How can people be taught to be good? What does "good" mean? "Moral education," the education ministry explains on its website, "aims to develop a Japanese citizen who will never lose the consistent spirit of respect for his fellow man; who will realize this spirit at home, at school and in other actual life situations in the society of which he is a member; who strives for the creation of a culture rich in individuality and for the development of a democratic nation and society; and who is able to make a voluntary contribution to the peaceful international society."
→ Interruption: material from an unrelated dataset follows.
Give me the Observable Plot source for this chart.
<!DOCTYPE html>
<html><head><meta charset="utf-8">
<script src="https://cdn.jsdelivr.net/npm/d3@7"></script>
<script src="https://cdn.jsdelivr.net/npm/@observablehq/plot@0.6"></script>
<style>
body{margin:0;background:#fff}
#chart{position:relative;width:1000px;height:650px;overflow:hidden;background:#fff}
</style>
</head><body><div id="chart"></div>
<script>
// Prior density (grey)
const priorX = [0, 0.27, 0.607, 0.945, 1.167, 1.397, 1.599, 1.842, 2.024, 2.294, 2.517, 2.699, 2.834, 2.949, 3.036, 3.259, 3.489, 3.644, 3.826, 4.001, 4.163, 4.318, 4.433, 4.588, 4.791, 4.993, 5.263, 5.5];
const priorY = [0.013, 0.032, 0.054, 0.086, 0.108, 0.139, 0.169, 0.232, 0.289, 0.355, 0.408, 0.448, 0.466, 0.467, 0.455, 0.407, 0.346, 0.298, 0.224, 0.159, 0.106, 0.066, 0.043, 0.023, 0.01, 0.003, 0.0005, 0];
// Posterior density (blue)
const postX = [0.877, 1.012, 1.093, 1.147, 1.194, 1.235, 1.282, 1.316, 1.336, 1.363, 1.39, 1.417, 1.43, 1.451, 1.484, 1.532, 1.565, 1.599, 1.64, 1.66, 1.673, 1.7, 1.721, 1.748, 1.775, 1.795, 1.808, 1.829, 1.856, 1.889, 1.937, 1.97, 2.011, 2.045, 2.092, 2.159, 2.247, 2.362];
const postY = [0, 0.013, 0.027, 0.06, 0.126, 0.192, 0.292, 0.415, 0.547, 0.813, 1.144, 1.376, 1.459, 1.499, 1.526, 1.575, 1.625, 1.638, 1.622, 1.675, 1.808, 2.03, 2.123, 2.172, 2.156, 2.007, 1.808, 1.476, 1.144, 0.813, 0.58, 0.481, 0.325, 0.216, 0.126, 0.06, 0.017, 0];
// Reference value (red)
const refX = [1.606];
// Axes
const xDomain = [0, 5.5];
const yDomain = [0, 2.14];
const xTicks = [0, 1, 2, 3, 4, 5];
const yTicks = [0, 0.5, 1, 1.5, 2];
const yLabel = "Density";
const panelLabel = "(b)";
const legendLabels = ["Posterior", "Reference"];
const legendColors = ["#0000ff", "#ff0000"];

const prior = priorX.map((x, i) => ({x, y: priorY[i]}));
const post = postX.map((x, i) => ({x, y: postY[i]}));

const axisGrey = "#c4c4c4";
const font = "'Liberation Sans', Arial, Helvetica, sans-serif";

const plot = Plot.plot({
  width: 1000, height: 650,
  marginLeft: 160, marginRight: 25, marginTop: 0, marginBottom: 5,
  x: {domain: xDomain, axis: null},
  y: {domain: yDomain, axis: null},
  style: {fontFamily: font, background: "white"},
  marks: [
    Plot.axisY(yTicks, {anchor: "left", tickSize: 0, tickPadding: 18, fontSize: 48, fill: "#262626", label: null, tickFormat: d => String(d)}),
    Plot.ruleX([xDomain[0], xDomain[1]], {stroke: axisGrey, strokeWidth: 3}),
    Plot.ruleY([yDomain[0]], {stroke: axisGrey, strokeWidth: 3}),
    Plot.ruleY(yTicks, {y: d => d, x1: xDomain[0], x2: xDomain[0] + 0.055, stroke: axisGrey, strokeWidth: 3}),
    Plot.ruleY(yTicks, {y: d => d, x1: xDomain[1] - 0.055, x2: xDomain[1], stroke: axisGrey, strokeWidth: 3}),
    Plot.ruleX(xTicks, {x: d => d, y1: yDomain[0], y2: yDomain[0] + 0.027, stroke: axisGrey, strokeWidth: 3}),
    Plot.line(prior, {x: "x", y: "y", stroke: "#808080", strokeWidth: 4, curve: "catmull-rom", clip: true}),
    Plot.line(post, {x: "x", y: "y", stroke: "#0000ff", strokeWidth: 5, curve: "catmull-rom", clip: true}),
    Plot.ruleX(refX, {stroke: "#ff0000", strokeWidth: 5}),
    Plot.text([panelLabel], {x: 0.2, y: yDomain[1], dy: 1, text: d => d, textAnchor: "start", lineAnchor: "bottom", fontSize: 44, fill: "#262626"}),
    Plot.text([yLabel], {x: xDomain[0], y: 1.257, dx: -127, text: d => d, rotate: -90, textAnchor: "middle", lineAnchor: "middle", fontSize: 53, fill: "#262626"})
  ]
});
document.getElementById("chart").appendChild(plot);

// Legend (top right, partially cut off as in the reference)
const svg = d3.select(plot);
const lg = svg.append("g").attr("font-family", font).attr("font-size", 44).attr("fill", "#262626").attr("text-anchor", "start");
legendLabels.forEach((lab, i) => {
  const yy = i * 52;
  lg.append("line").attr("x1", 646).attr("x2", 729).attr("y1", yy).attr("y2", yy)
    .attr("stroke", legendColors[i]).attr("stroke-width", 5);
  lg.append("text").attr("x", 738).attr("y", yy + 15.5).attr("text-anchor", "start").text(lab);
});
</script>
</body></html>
There is little in that sentence a reasonable person can object to. The exclusively masculine pronouns may grate, but they appear only in the English version. An authoritarian may reasonably take issue with "democratic," an anti-individualist with "individuality." But authoritarianism and anti-individualism are fringe views, whose adherents favor democratic language, if only as a cloak. The statement is as uncontroversial as, in all likelihood, it was very carefully crafted to be. And yet "moral education," which this month became an official school subject in elementary schools nationwide — as it will in junior high schools next spring — is by no means uncontroversial.

The prewar precedents are ugly. The Imperial Rescript on Education, promulgated in 1890, exhorted schoolchildren to, "should emergency arise, offer yourselves courageously to the state." This they did, with unquestioning enthusiasm and in vast numbers, in the bellicose decades that followed.